The change will mean that the 2017 spring budget in March will be the final spring Budget. From autumn 2017, the UK will have an autumn budget, announcing tax changes well in advance of the start of the tax year. From 2018 there will be a Spring Statement, responding to the forecast from the Office of Budget Responsibility, but it will not be the major fiscal event that it is today.
“This is a long-overdue reform to our tax-policy making process and brings the UK into line with best practice recommended by the IMF, IFS, Institute for Government and many others,” Hammond said.
However, the change was undermined by Hammond saying that if unexpected changes in the economy require it, then he would announce actions at the Spring Statement, but he stressed that he would not “make significant changes twice a year just for the sake of it”.
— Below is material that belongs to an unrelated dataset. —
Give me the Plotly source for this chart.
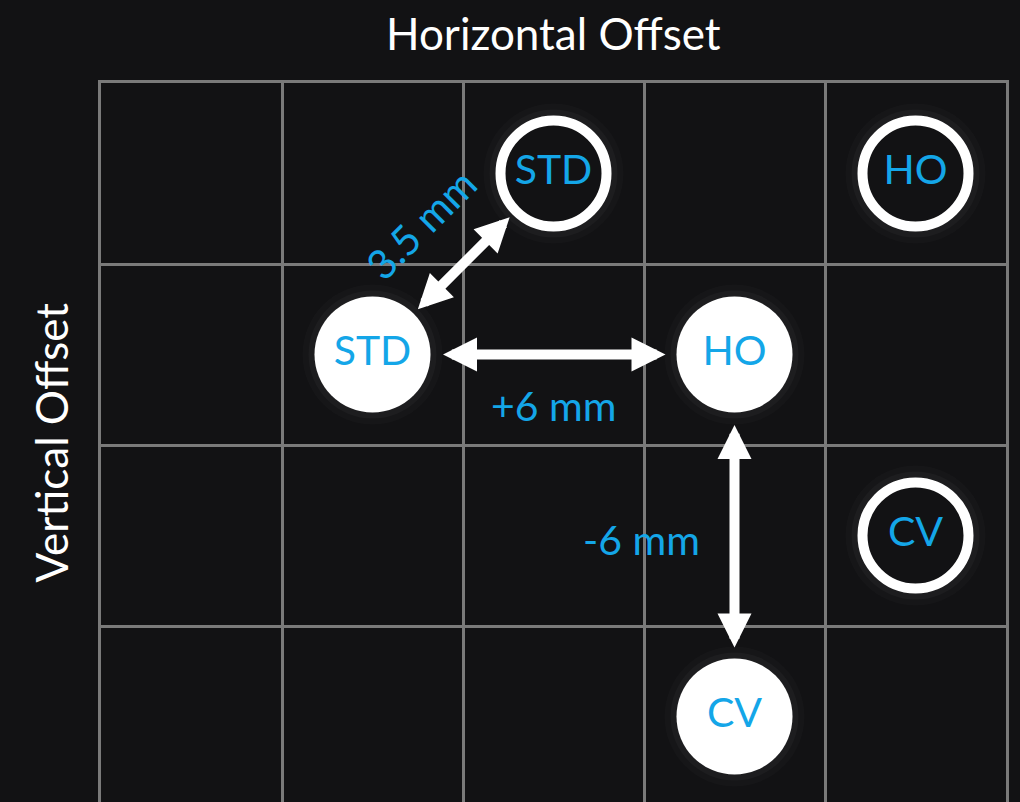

“The announcement that there will be only one budget in the autumn of each year could go a long way to simplifying our taxes,” said Jane MacKay, corporate business partner at Crowe Clark Whitehill. “The commitment to one set of changes in tax rules in any year should give taxpayers far more certainty about the rules that affect them and their decisions. It also means that there will be time for parliament to properly scrutinise each draft Finance Bill before it is enacted: this should avoid some of the hastily made, badly drafted and hastily unravelled changes we’ve seen over recent years.”
However, Grant Thornton's Jonathan Riley was not impressed by this announcement. “One thing the Chancellor may as well have done is abolish Christmas for many in the tax profession. A change to a full Budget in the Autumn will mean much poring over legislation over the festive break. Happy Christmas!”